Reasons for Increasing Inflation in India Lately
- Cost push inflation:
- Disruptions due to global supply chain: The high rate of inflation in 2022 is primarily due to rise in prices of crude petroleum and natural gas, mineral oils, basic metals, etc. owing to disruption in the global supply chain caused by the Russia-Ukraine conflict.
- As per the CPI data, inflation in 'oils and fats' in March soared to 18.79% as the geopolitical crisis due to the Russia-Ukraine war pushed edible oil prices higher. Ukraine is a major exporter of sunflower oil.
- Increasing the import cost: The sharp rise in commodity prices across the world is a major reason behind the inflation spike in India. This is increasing the import cost for some of the crucial consumables, pushing inflation higher.
- Cascading effect: When prices of oil and fertilizer increase, there is bound to be a cascading effect on all other prices — which eventually the customer has to pay for.
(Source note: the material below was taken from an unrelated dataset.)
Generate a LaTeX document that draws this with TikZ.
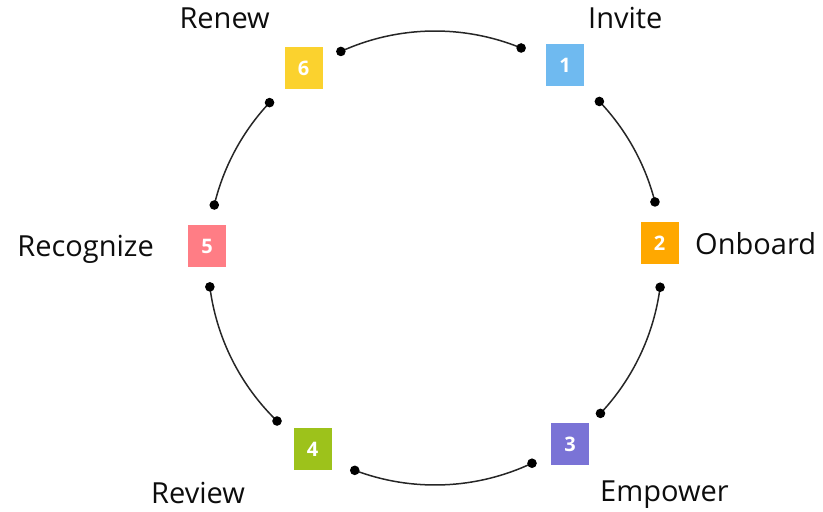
\documentclass[tikz,border=0pt]{standalone}
\usepackage{fontspec}
\setmainfont{Open Sans}
\usetikzlibrary{calc}
\definecolor{cA}{HTML}{6FBAF0}
\definecolor{cB}{HTML}{FFA800}
\definecolor{cC}{HTML}{7A73D6}
\definecolor{cD}{HTML}{9DC21B}
\definecolor{cE}{HTML}{FF7D85}
\definecolor{cF}{HTML}{FBD22E}
\tikzset{
  sq/.style={minimum width=38pt,minimum height=42pt,inner sep=0pt,text=white,
    font=\fontsize{20}{20}\selectfont\bfseries},
  lbl/.style={font=\fontsize{29}{29}\selectfont,inner sep=0pt,text=black!95},
  arcline/.style={line width=1.5pt,black!85},
  dotc/.style={black,radius=4.8pt}
}
\begin{document}
\begin{tikzpicture}[x=1pt,y=-1pt]
\useasboundingbox (0,0) rectangle (823,512);
\coordinate (c) at (435,258);
\def\R{227}
% squares
\node[sq,fill=cA] (s1) at (565,65) {1};
\node[sq,fill=cB] (s2) at (659.5,243) {2};
\node[sq,fill=cC] (s3) at (570,444) {3};
\node[sq,fill=cD] (s4) at (312.5,449) {4};
\node[sq,fill=cE] (s5) at (207,246) {5};
\node[sq,fill=cF] (s6) at (303.5,68) {6};
% labels
\node[lbl,anchor=base west] (l1) at (588,28) {Invite};
\node[lbl,anchor=base west] (l2) at (695,254) {Onboard};
\node[lbl,anchor=base west] (l3) at (600,501) {Empower};
\node[lbl,anchor=base west] (l4) at (151,503) {Review};
\node[lbl,anchor=base east] (l5) at (154,256) {Recognize};
\node[lbl,anchor=base east] (l6) at (270,28) {Renew};
% arc end points
\foreach \n/\a in {a6s/-114.5,a6e/-67.7,a1s/-43.6,a1e/-14.3,a2s/7.4,a2e/43.2,
  a3s/64.7,a3e/110.7,a4s/134.1,a4e/172.7,a5s/193.5,a5e/223.2}
  \coordinate (\n) at ($(c)+(\a:\R)$);
% arcs
\draw[arcline] (a6s) arc[start angle=-114.5,end angle=-67.7,radius=\R];
\draw[arcline] (a1s) arc[start angle=-43.6,end angle=-14.3,radius=\R];
\draw[arcline] (a2s) arc[start angle=7.4,end angle=43.2,radius=\R];
\draw[arcline] (a3s) arc[start angle=64.7,end angle=110.7,radius=\R];
\draw[arcline] (a4s) arc[start angle=134.1,end angle=172.7,radius=\R];
\draw[arcline] (a5s) arc[start angle=193.5,end angle=223.2,radius=\R];
% dots
\foreach \n in {a6s,a6e,a1s,a1e,a2s,a2e,a3s,a3e,a4s,a4e,a5s,a5e}
  \fill[dotc] (\n) circle;
\end{tikzpicture}
\end{document}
- Disruptions due to global supply chain: The high rate of inflation in 2022 is primarily due to rise in prices of crude petroleum and natural gas, mineral oils, basic metals, etc. owing to disruption in the global supply chain caused by the Russia-Ukraine conflict.
- Abundance of liquidity:
- The excessive liquidity parked by central banks and the spending done by various governments to curb the effects of the pandemic. This was about $9 trillion and slowly it was excessive money chasing too few goods thus stoking inflation. Probably the urge to recover from the lows of the pandemic impelled the global economies to go overboard on monetary and fiscal support. The result was runaway inflation in most global economies.
- Excessive liquidity has callused runaway inflation in India as the rate is above 4% for over 35 months and above the tolerance limit of 6% for 6 out of the last 12 months.
- Failure of Keynesian multiplier theory: After the advent of Covid-19, the major concern of policymakers all over the world was to revive demand. This was sought to be achieved by raising government expenditure. This is the standard Keynesian prescription. The severe lockdowns imposed to prevent the spread of Covid-19 restricted the mobility of people, goods and services. Thus, the expansion in government expenditure did not immediately result in increased production in countries where the lockdown was taken seriously.
Measures that can be taken to contain Present inflation
- Monetary Policy: The Reserve Bank of India (RBI) is mandated to keep inflation at 4 per cent, plus minus 2 per cent. The RBI has already started the process of tightening monetary policy by raising the repo rate.
- Fuel duty cut: Further duty cuts by some amount at least Rs 5 per liter according to experts. It can likely lower inflation by 15-20 bps. It has immediate and secondary impact on electricity and transport cost 1% rise in oil (Indian basket) could raise WPI by 8 bps.
- Food Prices: Crackdown on supply side if hoarding happens. Ease import limits on pulses and oil seed.
- More duty cuts: More duty cuts for edible oil imports are required. However, it was reduced from 19 .25%to 13.75%.
- Buffer stock: Prepare to use buffer stock if inflation spills over to cereals 1% rise in WPI primary food prices can go up CPI by 48 bps
- Other measures:
- Press for faster growth: 10% higher industrial output can ease retail inflation by 40 bps
- Address supply bottlenecks: Boost income generating capacity to reduce burden on low-income households.
If we want to control inflation, action on liquidity is very much needed with a concomitant rise in the interest rate on deposits and loans.